Artist hikes in Sierra Nevada to paint landscapes firsthand
Clouds enshroud the peak of Mount Tallac as Charles Muench sets up his easel at the edge of Fallen Leaf Lake. After trekking through a light dusting of snow, the painter settles on a view of the iconic mountaintop from a beach with small waves lapping against the rocks.
“This is interesting,” he says while snapping a few shots on his camera. “The clouds up there. The shape of the trees.”
A Ruhenstroth resident, Muench is a self-described “American traditionalist” who finds inspiration painting outdoors in the Sierra Nevada and surrounding high plains desert.
He moved to the region in 2001 from San Jose to be closer to the panoramas that inspired his work.
Muench has been painting since he was 15 years old. At San Jose State University, he studied under Maynard D. Stewart — named for the famed American West painter and son of renowned Utah landscape painter LeConte Stewart.
“While taking college courses with him we’d get together on weekends so that’s when I started really painting outdoors,” said Meunch. “He influenced me to study nature, to see how the colors of nature are always harmonious.”
Over the last two decades, Muench has taken trips into the Sierra to paint, carrying his supplies by hand or with pack mules for longer treks. Sometimes he completes an entire painting, other times a color study that he will flesh out in the studio.
“I’m not so much looking as I’m listening. I let nature tell me,” he says, recounting the time a gnarly tree stump in Hope Valley beat out the sweeping meadow landscape he originally set out to paint.
Currently he completes around 40 paintings a year, which sell, depending on their size, anywhere from $1,000 to upward of $25,000.
While Mount Tallac begins to take shape on his canvas, Muench talks about his decision to move to the Sierra and its influence on his work. He paraphrases a quote by writer Joseph Campbell: “Follow your bliss and the universe will open doors where there were only walls.”
Meunch’s work has earned him dozens of awards over the years. Most recently his painting “Sierra Cathedral” was included in the California Art Club’s 106th Gold Medal Exhibition at the Autry Museum of the American West in Lost Angeles.
“The Sierra backcountry, with its Gothic shapes and spires, evokes similar emotions to those experienced in the presence of the great cathedrals of Europe,” says Meunch of the painting. “This rider with his pack mule, tired from the switch back trails of Kearsarge Pass, cannot help but feel truly humbled in the presence of this Sierra cathedral.”

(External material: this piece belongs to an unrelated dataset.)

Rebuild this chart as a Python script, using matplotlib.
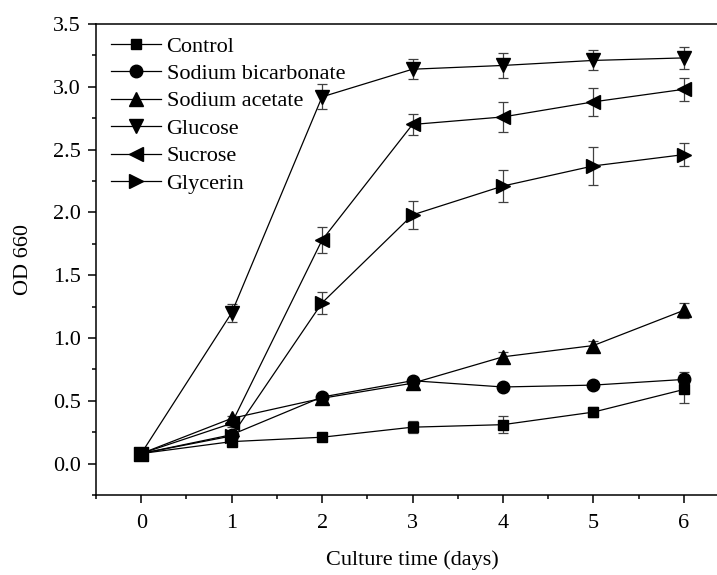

In addition to mountainous landscapes and alpine lakes, Muench has drawn inspiration from the high desert of Northern Nevada in a series he calls “My Lonely Nevada.” He’s painted wild horses moving across sage-dotted plains, an old car on the side of The Loneliest Road in America (U.S. 50), winding dirt roads and Nevada ghost towns.
With a brush in hand and the clouds finally cleared from the peaks around Fallen Leaf Lake, Muench laments the fast-paced world we live in now.
“When a painter like Albert Bierstadt, a 19th century American painter, would unveil a painting, it was like a movie,” he says. “We would sit and the curtains would be drawn to reveal this big grand painting of Yosemite or Yellowstone. There would be ‘oohs’ and ‘ahhs.’ A big spectacle. We don’t live in that world anymore.”
Nevertheless, the romance of capturing the American West is still very much alive for Muench.
“I make no pretenses in striving for any type of national fame,” he says. “In my own little world, if I can make a living painting my passion and creating beautiful and thoughtful images, that might be enough.”
Back in his studio, Muench puts the finishing touches on the painting he created at Fallen Leaf Lake. He names it, aptly and simply, “Clouds Clearing – Mt. Tallac.”